I cannot verify Huxley’s bespoke trunk anywhere. I have looked in all the obvious places (the encyclopedia) and some less obvious. I would give quite a lot to find the source. I would be sad to learn it was Somerset Maugham who had the bespoke trunk, but I would accept the fact gracefully.
Unlike Aldous Huxley, or whoever it was, we do not have to carry around 144 pounds of information and develop incurable curvature of the spine, because we have iPhones and on my smart talking pink device I can look up ….almost anything. One of the many delights we discovered on our road trip was that in the Wikipedia entry for more or less every town in American, along with the demographics, geography and history, there is a section called: Notable People. All sorts of small towns have all sorts of notable people. True, most of them are high school football players. Then there are the surprises.

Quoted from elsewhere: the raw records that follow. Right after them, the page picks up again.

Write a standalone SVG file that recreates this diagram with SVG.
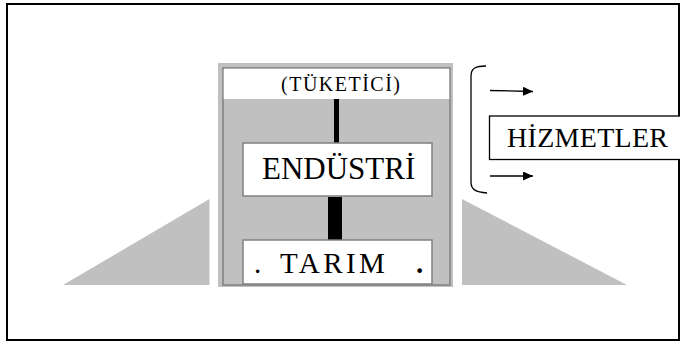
<svg xmlns="http://www.w3.org/2000/svg" width="680" height="344" viewBox="0 0 680 344">
<defs>
<style>
.t{font-family:"Liberation Serif","Times New Roman",serif;fill:#000}
.grey{fill:#c0c0c0}
.box{fill:#fff;stroke:#808080;stroke-width:1.5}
.ln{stroke:#000;stroke-width:1.3;fill:none}
</style>
<marker id="ah" viewBox="0 0 10 10" refX="10" refY="5" markerWidth="10" markerHeight="9" markerUnits="userSpaceOnUse" orient="auto" preserveAspectRatio="none">
<path d="M0,0 L10,5 L0,10 Z" fill="#000"/>
</marker>
</defs>
<rect x="0" y="0" width="680" height="344" fill="#fff"/>
<rect x="7" y="4" width="672" height="336" fill="none" stroke="#000" stroke-width="2"/>
<polygon class="grey" points="209.5,199 209.5,285 63,285"/>
<polygon class="grey" points="462,199 462,285 627,285"/>
<g id="frame">
<rect class="grey" x="218" y="63" width="235" height="224"/>
<rect x="223" y="68" width="227" height="217" fill="none" stroke="#808080" stroke-width="1.5"/>
<rect x="223.75" y="68.75" width="225.5" height="30.25" fill="#fff"/>
</g>
<g id="tuketici">
<text class="t" x="281" y="91" font-size="20" letter-spacing="1.5">(TÜKETİCİ)</text>
</g>
<g id="connectors">
<rect x="334" y="99" width="5" height="44" fill="#000"/>
<rect x="328" y="197" width="14" height="43" fill="#000"/>
<path class="ln" d="M486,66 C476,66 471,68 471,76 L471,182 C471,190 476,192 487,193"/>
<line class="ln" x1="490" y1="90.5" x2="533" y2="91.5" marker-end="url(#ah)"/>
<line class="ln" x1="490" y1="176" x2="533" y2="176" marker-end="url(#ah)"/>
</g>
<g id="endustri">
<rect class="box" x="243" y="143" width="189" height="53"/>
<text class="t" x="262" y="179" font-size="31">ENDÜSTRİ</text>
</g>
<g id="tarim">
<rect class="box" x="243" y="240" width="189" height="44"/>
<text class="t" y="273" font-size="29"><tspan x="254">.</tspan><tspan x="280" letter-spacing="3.4">TARIM</tspan><tspan x="416" font-weight="bold">.</tspan></text>
</g>
<g id="hizmetler">
<rect x="489.5" y="116" width="200" height="43.5" fill="#fff" stroke="#000" stroke-width="1.3"/>
<text class="t" x="507" y="147" font-size="28" letter-spacing="0.3">HİZMETLER</text>
</g>
</svg>
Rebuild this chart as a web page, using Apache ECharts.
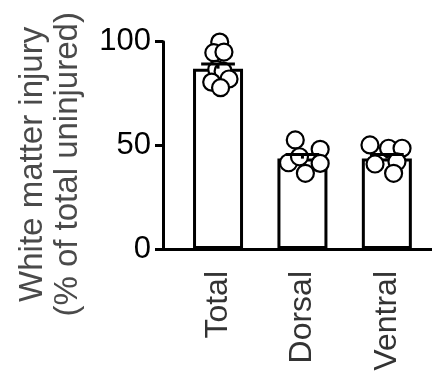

Among the notable residents, past and present, of Waycross, Georgia, I doubt there is anyone quite as intriguing as Sonora Webster Carver, the Horse Diver.
I very much hope I am not the only person who has never before heard of – or even conceived of - horse diving as a career option. It was in 1923 that Sonora ((1904-2003) responded to an ad seeking a horse diver, placed by William “Doc” Carver. He signed her on and soon she was the star of the show: riding a horse up to a sixty-foot tower and then hanging on for dear as it dove into a puddle below. Sonora soon married Doc’s son, Al, who took over the show and brought it to the Atlantic City Pier. That was where Sonora was blinded, when she hit the water off balance. But she kept right on diving with her horse for another 11 years.
It seems worth noting that she lived to be 99 years old.

And now it is time to reignite my torrid relationship with William Shatner.

*Based on the number of books she owned by each author, Aldous Huxley was my paternal grandmother’s second favorite writer, between H.G. Wells, #1 by a long margin, and Tagore at #3.